Impôt, illettrés : alors, heureux, les sans dents ?

Daniel Schneidermann - - (In)visibilités - 0 commentaires

On n'en a pas fini avec le délicieux décomplexé Emmanuel Macron, ministre de l'Économie et des Gaffes. "Je ne m'en excuserai jamais assez"Après avoir, le matin, évoqué les salariées "pour beaucoup illettrées" de l'abattoir Gad, en Bretagne, et devant l'avalanche de réactions outrées, il est venu dans la journée se défoncer la coulpe à l'Assemblée. "Je ne m'en excuserai jamais assez" : mais de quel crime exactement ? Macron, à bien l'écouter, ne dit pas que son assertion était fausse. Il dit qu'elle était "maladroite". Autrement dit (traduction libre du matinaute) : "J'ai évidemment raison, mais puisqu'il faut s'excuser, dans ce pays, d'appeler les sans-dents par leur nom, alors voilà, prenez-les dans la figure, mes excuses". Combien de temps va-t-il tenir ?

La phrase de Macron ne sort pas de nulle part. Dans la journée, le site d'Europe 1, à l'origine en décembre dernier de l'estimation (non sourcée) de 20 % d'illettrés chez Gad, réitérait son estimation, "de source syndicale" cette fois. De source syndicale toujours non précisée : nos propres sources syndicales chez Gad n'ont jamais entendu parler de cette estimation. Au printemps, insistait Le Lab (site appartenant à Europe 1), le ministre Michel Sapin et la sénatrice PS du Finistère Maryvonne Blondin avaient d'ailleurs avancé au Sénat des affirmations comparables. Aucun tollé à l'époque. Il est vrai que c'était dans le confortable huis-clos de fait d'un débat sur la formation professionnelle au Sénat. Il est vrai que ce n'était pas Macron. Comme quoi le potentiel explosif d'une information dépend étroitement du lieu, et du locuteur. Ce qu'on savait déjà.

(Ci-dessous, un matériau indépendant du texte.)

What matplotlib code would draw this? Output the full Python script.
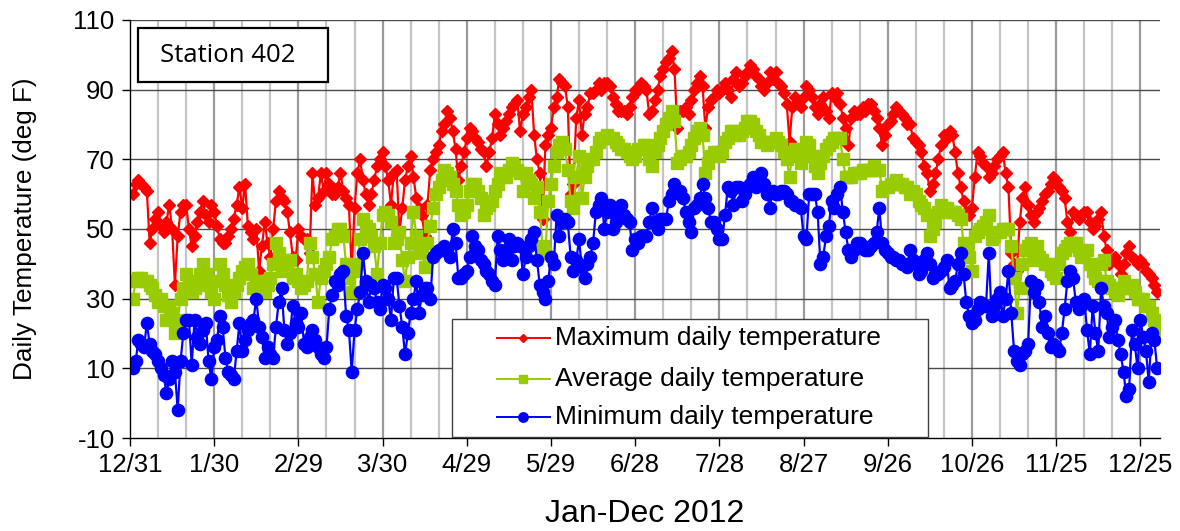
import matplotlib
matplotlib.use("Agg")
import matplotlib.pyplot as plt
from matplotlib.patches import Rectangle
from matplotlib.lines import Line2D

# ---------------- data (days counted from 12/31/2011) ----------------
days = list(range(1, 367))

max_temp = [
    60, 63, 64, 63, 62, 61, 46, 50, 53, 55,
    51, 49, 52, 57, 50, 34, 48, 55, 57, 57,
    50, 45, 48, 52, 55, 58, 54, 52, 57, 55,
    51, 47, 46, 46, 48, 50, 53, 57, 62, 56,
    63, 51, 49, 47, 50, 38, 45, 52, 46, 42,
    50, 58, 61, 59, 58, 55, 49, 42, 41, 50,
    48, 47, 47, 43, 66, 57, 59, 66, 61, 66,
    63, 60, 60, 62, 66, 61, 59, 57, 38, 56,
    66, 70, 64, 60, 57, 60, 64, 68, 70, 72,
    68, 64, 57, 66, 67, 49, 56, 64, 68, 71,
    65, 59, 56, 54, 48, 57, 67, 70, 72, 74,
    78, 80, 84, 82, 78, 73, 64, 68, 72, 76,
    79, 78, 76, 75, 73, 72, 68, 72, 76, 83,
    80, 77, 79, 81, 83, 85, 86, 87, 78, 83,
    85, 88, 90, 77, 70, 66, 53, 74, 77, 79,
    85, 88, 93, 92, 91, 85, 60, 63, 82, 87,
    77, 83, 85, 89, 89, 90, 92, 90, 92, 92,
    91, 88, 86, 84, 84, 84, 83, 85, 88, 90,
    90, 92, 91, 90, 83, 84, 87, 90, 94, 96,
    98, 99, 101, 96, 79, 84, 84, 85, 83, 87,
    90, 92, 94, 91, 79, 85, 87, 88, 90, 89,
    90, 92, 90, 88, 93, 95, 91, 92, 94, 95,
    97, 96, 94, 93, 91, 90, 92, 95, 93, 95,
    92, 91, 89, 86, 75, 85, 88, 86, 85, 88,
    91, 90, 88, 85, 83, 86, 88, 84, 82, 89,
    88, 89, 86, 82, 79, 74, 82, 84, 83, 83,
    85, 84, 86, 86, 84, 82, 79, 74, 77, 80,
    81, 83, 85, 84, 83, 82, 80, 80, 76, 75,
    74, 72, 68, 66, 61, 63, 66, 70, 74, 77,
    76, 78, 77, 72, 66, 62, 58, 55, 54, 56,
    65, 72, 71, 69, 68, 65, 66, 68, 70, 71,
    72, 66, 62, 43, 40, 38, 52, 59, 62, 57,
    54, 52, 55, 56, 58, 60, 61, 63, 65, 64,
    62, 61, 59, 52, 49, 55, 54, 53, 54, 55,
    55, 52, 50, 51, 53, 55, 48, 44, 40, 41,
    42, 40, 37, 40, 43, 45, 42, 41, 40, 41,
    40, 38, 37, 36, 34, 32,
]

avg_temp = [
    30, 35, 36, 36, 35, 35, 34, 33, 31, 29,
    30, 28, 24, 28, 26, 20, 24, 30, 33, 37,
    35, 32, 33, 34, 37, 40, 37, 34, 32, 30,
    35, 40, 37, 34, 31, 29, 32, 34, 36, 38,
    39, 40, 37, 33, 35, 35, 33, 32, 34, 36,
    40, 46, 43, 38, 41, 40, 41, 36, 37, 35,
    33, 34, 35, 46, 42, 37, 29, 36, 38, 40,
    42, 47, 48, 50, 50, 48, 40, 36, 32, 38,
    40, 47, 53, 51, 50, 48, 45, 37, 46, 54,
    55, 54, 52, 46, 47, 49, 41, 35, 42, 46,
    55, 48, 43, 45, 39, 46, 51, 56, 60, 62,
    64, 67, 66, 65, 63, 61, 57, 54, 55, 57,
    61, 63, 63, 61, 59, 54, 56, 57, 58, 61,
    63, 66, 65, 65, 67, 69, 68, 67, 66, 61,
    66, 64, 63, 59, 62, 55, 45, 43, 58, 63,
    68, 72, 74, 75, 73, 67, 58, 56, 65, 71,
    59, 65, 68, 70, 70, 72, 75, 76, 76, 77,
    76, 76, 75, 74, 73, 73, 72, 71, 70, 71,
    73, 73, 74, 74, 70, 68, 72, 74, 76, 78,
    80, 82, 84, 81, 69, 70, 71, 71, 72, 74,
    76, 78, 79, 77, 66, 69, 71, 72, 72, 71,
    72, 75, 76, 78, 78, 77, 77, 78, 79, 81,
    81, 80, 78, 77, 75, 75, 74, 75, 75, 76,
    75, 74, 72, 70, 65, 72, 73, 71, 69, 72,
    75, 74, 71, 68, 66, 69, 71, 73, 74, 75,
    76, 76, 76, 70, 65, 65, 65, 66, 66, 66,
    67, 67, 67, 67, 68, 67, 67, 61, 62, 62,
    63, 63, 64, 63, 63, 62, 62, 60, 61, 60,
    58, 57, 56, 54, 48, 50, 52, 55, 57, 56,
    56, 55, 55, 55, 54, 53, 46, 44, 42, 38,
    48, 49, 50, 51, 52, 54, 47, 48, 49, 49,
    50, 50, 50, 45, 36, 26, 33, 40, 44, 45,
    46, 41, 45, 42, 41, 40, 40, 38, 37, 36,
    40, 43, 44, 45, 46, 46, 46, 44, 42, 43,
    44, 40, 38, 36, 35, 40, 41, 35, 34, 33,
    32, 31, 33, 35, 33, 33, 34, 32, 30, 30,
    30, 28, 28, 26, 24, 20,
]

min_temp = [
    10, 12, 18, 17, 16, 23, 17, 15, 14, 12,
    10, 8, 3, 7, 12, 9, -2, 12, 20, 24,
    24, 11, 24, 19, 17, 21, 23, 12, 7, 16,
    18, 25, 22, 13, 9, 8, 7, 15, 23, 15,
    18, 21, 23, 24, 30, 22, 19, 13, 16, 14,
    13, 22, 29, 33, 21, 17, 20, 28, 23, 22,
    26, 17, 16, 19, 21, 18, 16, 14, 13, 16,
    27, 31, 35, 34, 37, 38, 25, 21, 9, 21,
    27, 32, 43, 35, 29, 34, 33, 29, 27, 34,
    33, 30, 24, 36, 36, 28, 22, 14, 20, 26,
    30, 35, 26, 31, 33, 33, 30, 42, 43, 44,
    44, 45, 44, 42, 50, 46, 36, 36, 37, 38,
    42, 48, 45, 44, 41, 40, 38, 37, 35, 34,
    48, 44, 41, 44, 47, 41, 45, 46, 45, 37,
    42, 45, 47, 49, 41, 34, 32, 30, 35, 42,
    40, 54, 48, 52, 53, 52, 42, 38, 41, 47,
    39, 36, 40, 42, 46, 55, 57, 59, 50, 55,
    57, 50, 52, 55, 57, 54, 53, 52, 44, 47,
    46, 48, 48, 48, 52, 56, 52, 50, 53, 53,
    53, 58, 60, 63, 61, 61, 59, 55, 52, 49,
    56, 57, 59, 63, 59, 56, 52, 52, 50, 47,
    47, 54, 62, 61, 57, 62, 62, 58, 60, 62,
    63, 65, 62, 64, 66, 63, 60, 56, 61, 60,
    60, 61, 61, 60, 58, 58, 57, 57, 56, 48,
    47, 60, 60, 60, 55, 40, 42, 48, 51, 58,
    56, 60, 62, 55, 49, 44, 42, 44, 46, 46,
    45, 44, 44, 45, 46, 49, 56, 46, 44, 43,
    42, 42, 41, 41, 40, 40, 39, 44, 41, 40,
    37, 38, 41, 43, 40, 36, 37, 37, 38, 39,
    41, 33, 34, 35, 40, 43, 37, 29, 25, 23,
    24, 27, 29, 28, 28, 43, 25, 28, 30, 32,
    25, 30, 38, 26, 15, 12, 11, 14, 15, 17,
    35, 32, 34, 29, 22, 25, 20, 16, 17, 16,
    15, 20, 27, 35, 38, 36, 29, 27, 28, 30,
    21, 14, 28, 20, 15, 33, 28, 26, 19, 22,
    24, 18, 14, 9, 2, 4, 21, 17, 10, 24,
    19, 15, 6, 20, 18, 10,
]

tick_days = [0, 30, 60, 90, 120, 150, 180, 210, 240, 270, 300, 330, 360]
tick_labels = ["12/31", "1/30", "2/29", "3/30", "4/29", "5/29", "6/28",
               "7/28", "8/27", "9/26", "10/26", "11/25", "12/25"]
minor_days = [d for d in range(10, 361, 10) if d % 30 != 0]
y_ticks = [-10, 10, 30, 50, 70, 90, 110]
series_labels = ["Maximum daily temperature", "Average daily temperature",
                 "Minimum daily temperature"]
station_label = "Station 402"
x_title = "Jan-Dec 2012"
y_title = "Daily Temperature (deg F)"

# ---------------- figure ----------------
plt.rcParams['font.family'] = ['Liberation Sans', 'DejaVu Sans']
plt.rcParams['axes.unicode_minus'] = False
W, H = 1180, 531
fig = plt.figure(figsize=(W / 100, H / 100), dpi=100)
L, R, T, B = 130, 1160, 20, 438
ax = fig.add_axes([L / W, 1 - B / H, (R - L) / W, (B - T) / H])
ax.set_xlim(0, 367)
ax.set_ylim(-10, 110)


def px(x, y):
    return ((x - L) / (R - L), (B - y) / (B - T))


# gridlines
for d in minor_days:
    ax.axvline(d, color='#c4c4c4', lw=1.6, zorder=0)
for d in tick_days[1:]:
    ax.axvline(d, color='#9a9a9a', lw=1.6, zorder=0)
for v in y_ticks[1:]:
    ax.axhline(v, color='#4a4a4a', lw=1.0, zorder=0.5)

colors = ['#ff0000', '#99cc00', '#0000ff']
markers = ['D', 's', 'o']
msizes = [6.4, 8.2, 8.8]
for vals, c, m, ms in zip([max_temp, avg_temp, min_temp], colors, markers, msizes):
    ax.plot(days, vals, color=c, lw=1.6, marker=m, ms=ms, mec=c, mfc=c, zorder=2)

for s in ['top', 'right']:
    ax.spines[s].set_visible(False)
for s in ['left', 'bottom']:
    ax.spines[s].set_color('black')
    ax.spines[s].set_linewidth(1.0)

ax.set_xticks(tick_days)
ax.set_xticklabels(tick_labels)
ax.set_yticks(y_ticks)
ax.tick_params(axis='both', direction='out', length=6, width=1.0, colors='black',
               labelsize=18.5, pad=5)
ax.set_xlabel(x_title, fontsize=23, labelpad=16)
ax.set_ylabel(y_title, fontsize=18.8, labelpad=26)

# station box
x0, y0 = px(138, 82)
x1, y1 = px(328, 28)
ax.add_patch(Rectangle((x0, y0), x1 - x0, y1 - y0, transform=ax.transAxes,
                       facecolor='white', edgecolor='black', lw=1.6, zorder=5,
                       clip_on=False))
tx, ty = px(228, 56)
ax.text(tx, ty, station_label, transform=ax.transAxes, ha='center', va='center',
        fontsize=18.5, family=['Open Sans', 'DejaVu Sans'], zorder=6)

# legend box
x0, y0 = px(452, 437)
x1, y1 = px(928, 319)
ax.add_patch(Rectangle((x0, y0), x1 - x0, y1 - y0, transform=ax.transAxes,
                       facecolor='white', edgecolor='#404040', lw=1.0, zorder=5,
                       clip_on=False))
rows = [338, 379, 417]
leg_ms = [4.4, 6.2, 6.8]
for lab, c, m, ms, ry in zip(series_labels, colors, markers, leg_ms, rows):
    lx0, ly = px(497, ry)
    lx1, _ = px(550, ry)
    mx, _ = px(523, ry)
    ax.add_line(Line2D([lx0, lx1], [ly, ly], transform=ax.transAxes, color=c,
                       lw=1.4, zorder=6, clip_on=False))
    ax.add_line(Line2D([mx], [ly], transform=ax.transAxes, color=c, marker=m,
                       ms=ms, mec=c, mfc=c, zorder=6, clip_on=False))
    tx, _ = px(555, ry)
    ax.text(tx, ly, lab, transform=ax.transAxes, ha='left', va='center',
            fontsize=19, zorder=6)

fig.savefig('out.png', dpi=100)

Michel Sapin, ministre du travail, chez Gad, le 23 novembre 2013. Les salariés l'avaient obligé à les rencontrer.

Propos faux ou propos maladroits ? Si c'est vrai, pourquoi ne pas le reconnaître surtout, comme Macron, dans une phrase censée venir à la rescousse des salariés sans permis de conduire, refusant des réaffectations trop éloignées de leur domicile ? Question qui se subdivise en deux : est-il décent, est-il utile de le dire ? Au 20 Heures, France 2 était à la sortie des abattoirs, donnant la parole à des ouvrières outrées. "Nous au moins, on paie nos impôts", disait l'une, en une amicale salutation à l'ex-ministre (et toujours député) Thomas Thévenoud.

Les impôts, donc. Au même moment où Macron trébuchait sur les ouvrières des abattoirs, Valls annonçait la suppression de la première tranche de l'impôt sur le revenu. Subrepticement, à la fin de la matinale de France Inter. Ah oui les gars, j'allais oublier de vous dire, on supprime la première tranche de l'impôt. Alors, heureux, les sans-dents ? Comment la mesure, apparemment annoncée sans qu'il en ait prévenu aucun de ses ministres, sera-t-elle financée ? Par une hausse de l'impôt des plus riches ? Oui. Non. Peut-être. On va voir. On va étudier. Ce qui est certain, c'est "qu'il n'y aura pas de perdant". Apparemment, et sans trop vouloir s'avancer, on peut constater que ce pouvoir a comme un problème avec le peuple.